Best Opus Settings for Music Encoding
This article provides a comprehensive guide to the recommended encoding settings for compressing music using the Opus audio format. It covers the optimal bitrates, bitrate modes, sample rates, complexity levels, and frame sizes required to achieve transparent audio quality while maintaining highly efficient file sizes.
Recommended Bitrate
Opus is an incredibly efficient codec, delivering high-fidelity audio at much lower bitrates than older formats like MP3 or AAC. For music, the following bitrate ranges are recommended:
- 96 kbps (Stereo): Excellent quality, ideal for mobile streaming and storage-constrained devices. It is virtually indistinguishable from the original source for most listeners.

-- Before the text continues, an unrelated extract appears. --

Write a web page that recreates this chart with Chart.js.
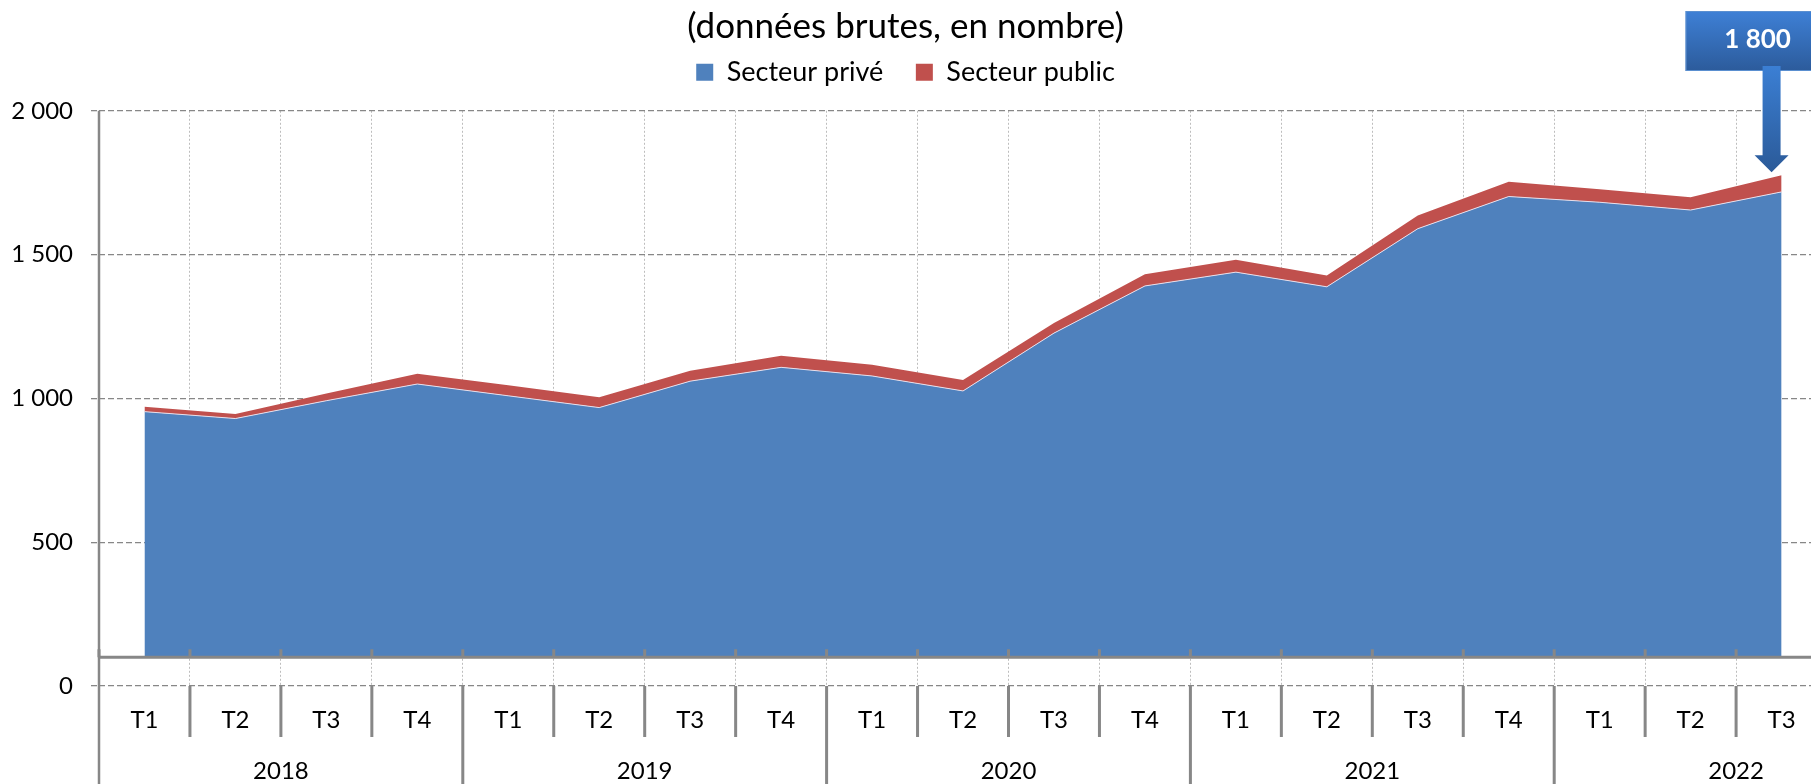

- 128 kbps (Stereo): The recommended “sweet spot” for music archiving and high-quality streaming. At this bitrate, Opus achieves transparent quality, meaning it is mathematically and perceptually equivalent to uncompressed CD quality for almost all human ears.
- 160 kbps to 192 kbps (Stereo): Recommended for audiophiles or critical listening environments. Beyond 192 kbps, there are severe diminishing returns, as Opus reaches its maximum quality ceiling.
For mono music tracks, you can safely halve these bitrates (e.g., 48 kbps to 64 kbps for transparent mono audio).
Bitrate Mode: Variable Bitrate (VBR)
Always use Variable Bitrate (VBR) or Constrained VBR (CVBR) for music encoding.
- VBR (Default): This mode allows the encoder to dynamically allocate more bits to complex parts of the music (like drum transients or orchestral swells) and fewer bits to simpler sections (like silence or solo instruments). This maximizes overall sound quality.
- Hard CBR (Constant Bitrate): This should be avoided for music. CBR should only be used for specific live streaming scenarios where network bandwidth must remain perfectly constant.
Sample Rate
Opus internally processes all audio at 48 kHz. Even if your source files are standard CD quality (44.1 kHz), you should encode them to 48 kHz. The Opus encoder has a highly optimized, built-in resampler that handles this conversion with zero audible quality loss. Trying to force a lower sample rate will limit the frequency response of your audio.
Encoder Complexity
The Opus encoder features a complexity setting ranging from 0 to 10, which determines how hard the CPU works to optimize the compression.
- Setting 10 (Recommended): For offline music encoding (archiving, preparing files for a media server), always set the complexity to 10. While this takes slightly more CPU power during the encoding process, it ensures the highest possible audio quality per kilobit.
- Settings 5 to 9: Only useful for real-time encoding on low-power, legacy hardware.
Frame Size
Opus supports frame sizes ranging from 2.5 ms to 120 ms. For music encoding, the default frame size of 20 ms is highly recommended. This setting provides the optimal balance between coding efficiency, transient response, and audio quality. Smaller frame sizes (like 5 ms or 10 ms) are designed for low-latency VoIP communications and will degrade music compression efficiency.